One problem is that it’s hard to distinguish between assigning to a position and just checking for existence. So just checking a value can bring a tree into existence (which often isn’t desired). You lose the protections you would otherwise have to warn when accessing unknown keys.
I’m against this. It would make typos in dictionary keys silently give wrong answers, rather than failing immediately like they currently do.
It’s possible to do this currently with a defaultdict(dict)[1], which explicitly signals that you want this behaviour. Making that behaviour part of the standard dictionary would mean that we’d need to add a new dictionary type that acted like dictionaries currently do - because there are definitely people who rely on the current behaviour. So all you’d be doing in practice is swapping which of dict and defaultdict(dict) is builtin, and which is a stdlib type. That’s effectively no benefit, for a huge backward compatibility cost.
Or, as @BowlOfRed notes, a recursive version if you want it to happen indefinitely deeply. ↩︎
if the key is not present and you attempt at accessing it, the default value would be {'def': 123}, otherwise you could give a value of your choice, like for the key 'ghi' the value is 10
Yes, but there is a slight difference. My main goal/request was not to set a custom dict as a default value; just an empty one. I believed this would bring out some easiness when working with complex structures. It doesn’t raise a key error, instead it adds an empty dict. There won’t be any need to check if parent key exists, or you won’t be asked for adding the parent key first.
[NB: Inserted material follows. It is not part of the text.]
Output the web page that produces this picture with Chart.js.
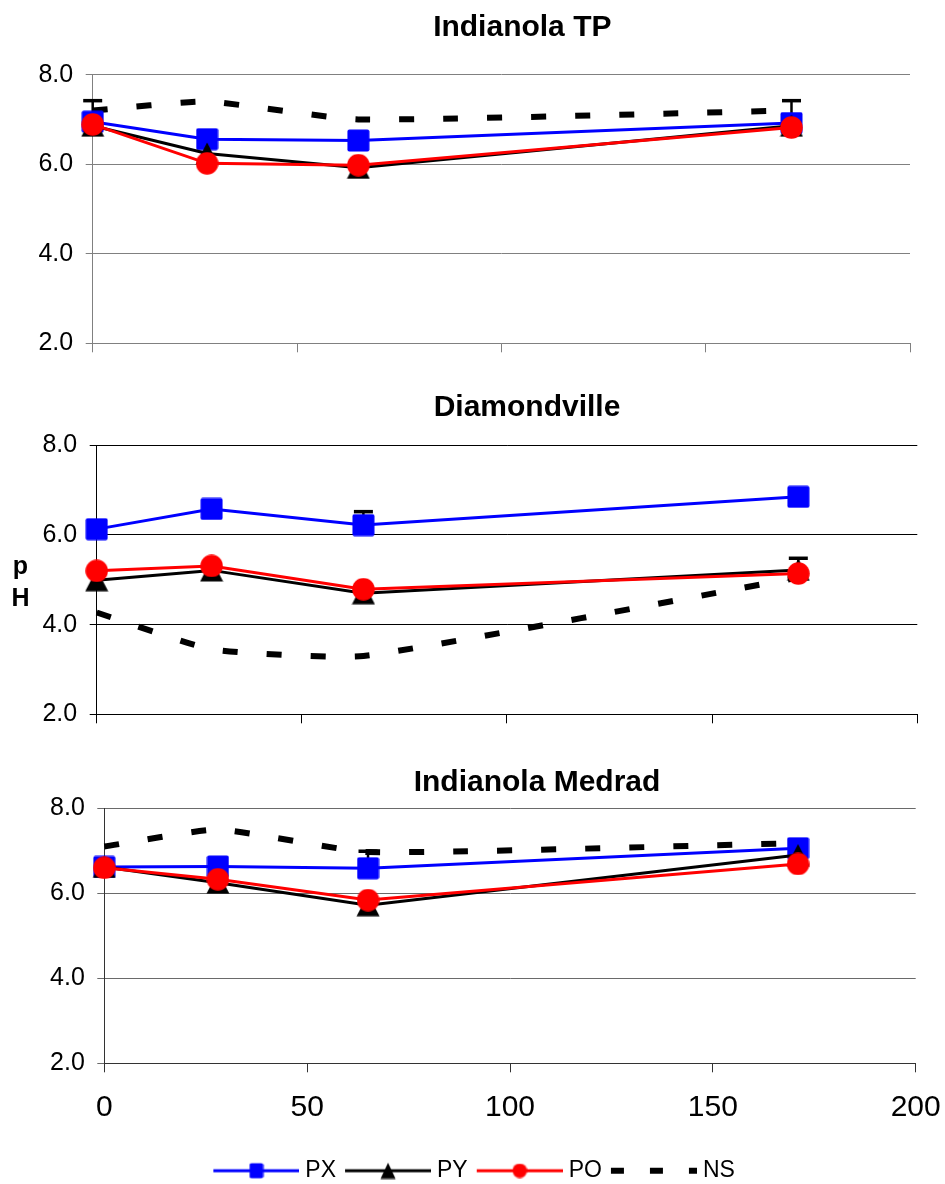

So, there will not be any need for using setdefaults.
I have forgotten to make the default dict recursive in my last post’s example, sorry for that.
Btw, our tiny codes(the ones which include defaultdict) are just simple examples, they have some defects.
I have realized that it is a foolish idea with its current state since it literally blocks KeyError. But, adding a new default arg to __setitem__ can still be considered. (strict is the name, True is the default value).